Дневальный, когда я стал объяснять, чего от него надо, прервал меня на полуслове. Он полез в «заначку», вытащил из подготовленного свертка свое полотенце и тут же разорвал на две части. Одну из половинок он протянул мне.
— На сдачу хватит. Будут придираться, стой, что такое выдали. С тебя трешка. Расплатишься утром. Канай живо!
Он отошел к двери и заорал диким голосом:
— Барак, внимание! Все на вахту. Объявляется ледовый поход в баню!
4
Выход в баню — всего праздник в лагере. Но поход в нее, если баня не в зоне, а подальше — тяжелое испытание. На работу шагают, топают, тащатся, шкандыбают или плетутся — кто какое слово употребляет — а в баню несутся, как угорелые. В первые пятерки пристраиваются самые борзые и задают такого темпа, что и молодые стрелочки, обожающие резвый шаг, орут: «Передний, представить ногу!» и щелкают затворами винтовок для убедительности, а иногда пускают и пулю в небо. Колонна, покоряясь силе, замирает на несколько секунд, из рядов несется яростный мат уголовных, снова начинается степенное движение, и снова уже на пятом шаге оно превращается в бег. Не помню случая, чтоб на два километра от нашей зоны до бани, расположенной за поселком, мы потратили больше пятнадцати минут.
После скачки, не переводя духа, по заболоченной тундре, мы переводили дыхание в предбаннике. Я медленно раздевался, набирая утраченные в беге силы. Взяв шайку, я поплелся на раздачу, где выдавали мыло. Здесь выстроилась очередь в полсотни голых мужчин. Впереди меня стоял дядя Костя, позади новый знакомый, тоже инженер, Тимофей Кольцов. Очередь продвигалась довольно быстро, задумываться не приходилось — надо было следить за собой, чтобы не поскользнуться босыми ногами на очень скользком, отполированном многими тысячами пяток деревянном полу.

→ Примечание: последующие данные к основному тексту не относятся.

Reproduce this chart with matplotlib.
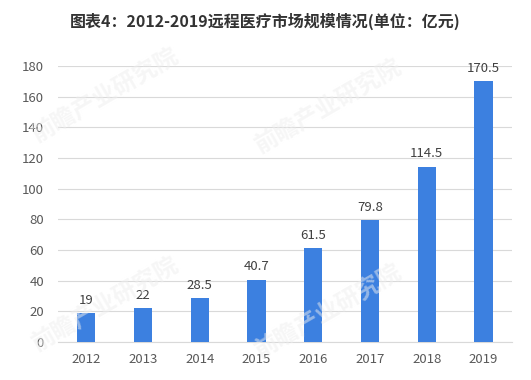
import matplotlib.pyplot as plt
import numpy as np

plt.rcParams['font.family'] = ['Noto Sans CJK SC', 'DejaVu Sans']

# Data
years = ['2012', '2013', '2014', '2015', '2016', '2017', '2018', '2019']
values = [19, 22, 28.5, 40.7, 61.5, 79.8, 114.5, 170.5]
labels = ['19', '22', '28.5', '40.7', '61.5', '79.8', '114.5', '170.5']

fig = plt.figure(figsize=(5.31, 3.80), dpi=100)
ax = fig.add_axes([0.109, 0.1, 0.855, 0.726])

x = np.arange(len(years))
bars = ax.bar(x, values, width=0.32, color='#3C80E0', zorder=3)

for xi, v, lab in zip(x, values, labels):
    ax.text(xi, v + 4, lab, ha='center', va='bottom', fontsize=9.5,
            color='#404040', zorder=4)

ax.set_xlim(-0.5, len(years) - 0.5)
ax.set_ylim(0, 180)
ax.set_yticks(np.arange(0, 181, 20))
ax.set_xticks(x)
ax.set_xticklabels(years)
ax.tick_params(axis='both', length=0, labelsize=9.5, colors='#595959')
ax.tick_params(axis='x', pad=8)
ax.tick_params(axis='y', pad=10)

ax.grid(axis='y', color='#D9D9D9', linewidth=0.8, zorder=0)
for s in ['top', 'right', 'left']:
    ax.spines[s].set_visible(False)
ax.spines['bottom'].set_color('#D9D9D9')

# faint watermark
for wx, wy in [(0.2, 0.75), (0.62, 0.72), (0.2, 0.2), (0.62, 0.18)]:
    fig.text(wx, wy, '前瞻产业研究院', fontsize=17, color='#EEEEEE',
             rotation=30, ha='center', va='center', fontweight='bold',
             alpha=0.5, zorder=1)

fig.suptitle('图表4：2012-2019远程医疗市场规模情况(单位：亿元)', x=0.5, y=0.965,
             fontsize=11.5, fontweight='bold', color='#333333')

plt.savefig('out.png', dpi=100)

Но я задумался. Я размышлял о том, как буду жить в новом и страшно для меня уголовном мире, и позабыл, что мир этот окружает меня и сейчас и отвлекаться от него ни на минуту нельзя.
Из предбанника к раздаче поперла группка блатных. Видимо, среди них были лагерные тузы — очередь угодливо прижалась к стенке, освобождая путь. Лишь я, погруженный в невеселые мысли, не заметил, как все вокруг шарахнулись в стороны. За это меня тут же постигла кара. Шагавший впереди с размаху двинул меня локтем в лицо. У меня брызнули искры из глаз. Не помня себя от ярости, я ударил его шайкой по голове. Он скользнул ногами вперед и с грохотом рухнул на пол.
Все это совершалось, вероятно, секунды в две или три — удар в лицо, ответный удар по голове и шумное падение тела на пол. Растерянный, я в ужасе глядел на то, что натворил. На полу катался, пытаясь подняться, рослый парень, он вопил, что разорвет меня в клочья. Я отскочил, прижался к стене спиной. Участь моя была решена. Каждому в лагере известно, что уголовные смывают оскорбление кровью. Сейчас они набросятся всем своим бешеным «кодлом»! Мне оставалось продать свою жизнь подороже. Усталость и апатия слетели с меня, словно их срубили топором. Я готовился к последней в своей жизни отчаянной драке. Дешево я им не достанусь, нет!